# Brief
Each entry that follows is to be retyped exactly. Pictures do not belong in the copy.

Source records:
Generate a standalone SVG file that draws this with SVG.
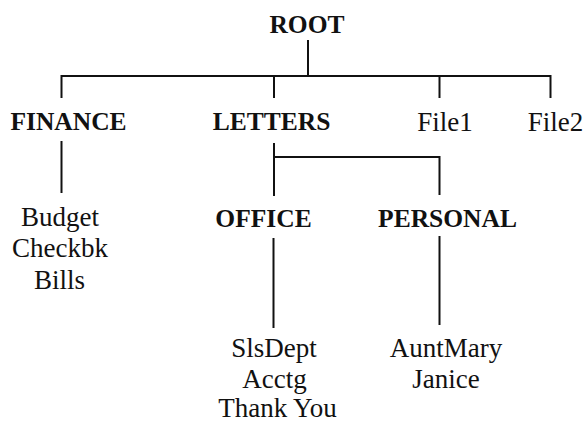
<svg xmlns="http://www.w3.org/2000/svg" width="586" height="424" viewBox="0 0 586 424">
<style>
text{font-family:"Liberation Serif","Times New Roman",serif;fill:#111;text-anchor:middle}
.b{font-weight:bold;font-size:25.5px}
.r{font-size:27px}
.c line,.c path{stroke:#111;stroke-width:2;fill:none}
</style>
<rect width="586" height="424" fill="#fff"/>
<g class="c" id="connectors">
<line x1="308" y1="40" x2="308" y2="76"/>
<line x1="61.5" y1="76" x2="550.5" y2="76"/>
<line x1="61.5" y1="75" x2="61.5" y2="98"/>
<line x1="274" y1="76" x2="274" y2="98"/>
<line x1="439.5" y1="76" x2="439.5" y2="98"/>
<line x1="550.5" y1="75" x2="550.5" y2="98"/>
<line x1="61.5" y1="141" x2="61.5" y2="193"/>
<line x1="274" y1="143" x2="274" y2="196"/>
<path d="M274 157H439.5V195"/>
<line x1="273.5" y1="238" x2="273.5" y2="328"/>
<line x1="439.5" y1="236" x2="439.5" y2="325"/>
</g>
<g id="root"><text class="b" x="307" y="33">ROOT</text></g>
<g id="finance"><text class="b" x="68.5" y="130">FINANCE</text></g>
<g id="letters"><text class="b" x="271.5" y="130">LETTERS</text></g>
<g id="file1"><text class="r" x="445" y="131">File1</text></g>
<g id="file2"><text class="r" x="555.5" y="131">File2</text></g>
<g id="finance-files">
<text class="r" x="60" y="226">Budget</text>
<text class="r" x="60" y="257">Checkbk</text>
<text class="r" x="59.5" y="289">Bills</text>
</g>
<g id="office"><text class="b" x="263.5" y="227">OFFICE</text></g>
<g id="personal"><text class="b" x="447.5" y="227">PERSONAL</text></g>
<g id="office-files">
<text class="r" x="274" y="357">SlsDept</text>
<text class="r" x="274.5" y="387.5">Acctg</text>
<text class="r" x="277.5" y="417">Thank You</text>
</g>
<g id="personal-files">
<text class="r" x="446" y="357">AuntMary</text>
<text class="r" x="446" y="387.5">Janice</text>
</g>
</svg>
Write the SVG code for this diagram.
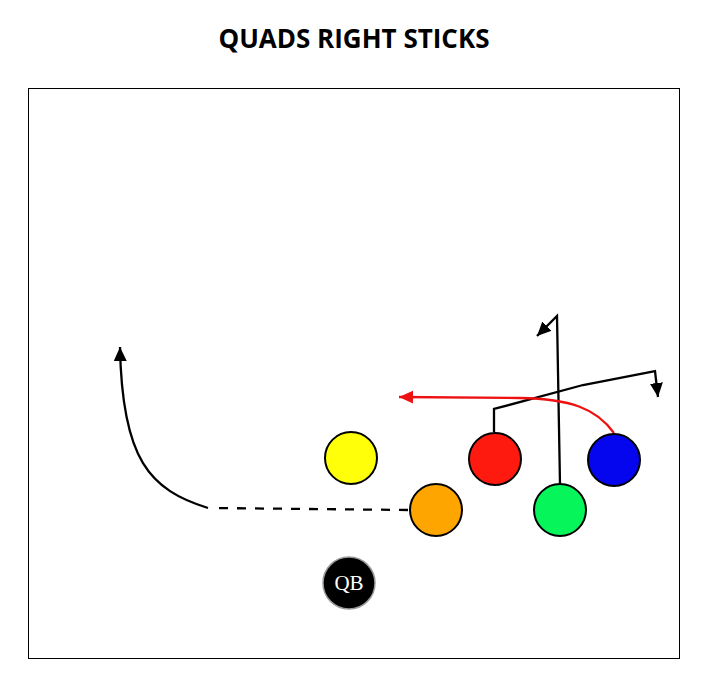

# Task output
Generate a standalone SVG file that draws this with SVG.
<svg xmlns="http://www.w3.org/2000/svg" width="586" height="424" viewBox="0 0 586 424">
<style>
text{font-family:"Liberation Serif","Times New Roman",serif;fill:#111;text-anchor:middle}
.b{font-weight:bold;font-size:25.5px}
.r{font-size:27px}
.c line,.c path{stroke:#111;stroke-width:2;fill:none}
</style>
<rect width="586" height="424" fill="#fff"/>
<g class="c" id="connectors">
<line x1="308" y1="40" x2="308" y2="76"/>
<line x1="61.5" y1="76" x2="550.5" y2="76"/>
<line x1="61.5" y1="75" x2="61.5" y2="98"/>
<line x1="274" y1="76" x2="274" y2="98"/>
<line x1="439.5" y1="76" x2="439.5" y2="98"/>
<line x1="550.5" y1="75" x2="550.5" y2="98"/>
<line x1="61.5" y1="141" x2="61.5" y2="193"/>
<line x1="274" y1="143" x2="274" y2="196"/>
<path d="M274 157H439.5V195"/>
<line x1="273.5" y1="238" x2="273.5" y2="328"/>
<line x1="439.5" y1="236" x2="439.5" y2="325"/>
</g>
<g id="root"><text class="b" x="307" y="33">ROOT</text></g>
<g id="finance"><text class="b" x="68.5" y="130">FINANCE</text></g>
<g id="letters"><text class="b" x="271.5" y="130">LETTERS</text></g>
<g id="file1"><text class="r" x="445" y="131">File1</text></g>
<g id="file2"><text class="r" x="555.5" y="131">File2</text></g>
<g id="finance-files">
<text class="r" x="60" y="226">Budget</text>
<text class="r" x="60" y="257">Checkbk</text>
<text class="r" x="59.5" y="289">Bills</text>
</g>
<g id="office"><text class="b" x="263.5" y="227">OFFICE</text></g>
<g id="personal"><text class="b" x="447.5" y="227">PERSONAL</text></g>
<g id="office-files">
<text class="r" x="274" y="357">SlsDept</text>
<text class="r" x="274.5" y="387.5">Acctg</text>
<text class="r" x="277.5" y="417">Thank You</text>
</g>
<g id="personal-files">
<text class="r" x="446" y="357">AuntMary</text>
<text class="r" x="446" y="387.5">Janice</text>
</g>
</svg>
Write the SVG code for this diagram.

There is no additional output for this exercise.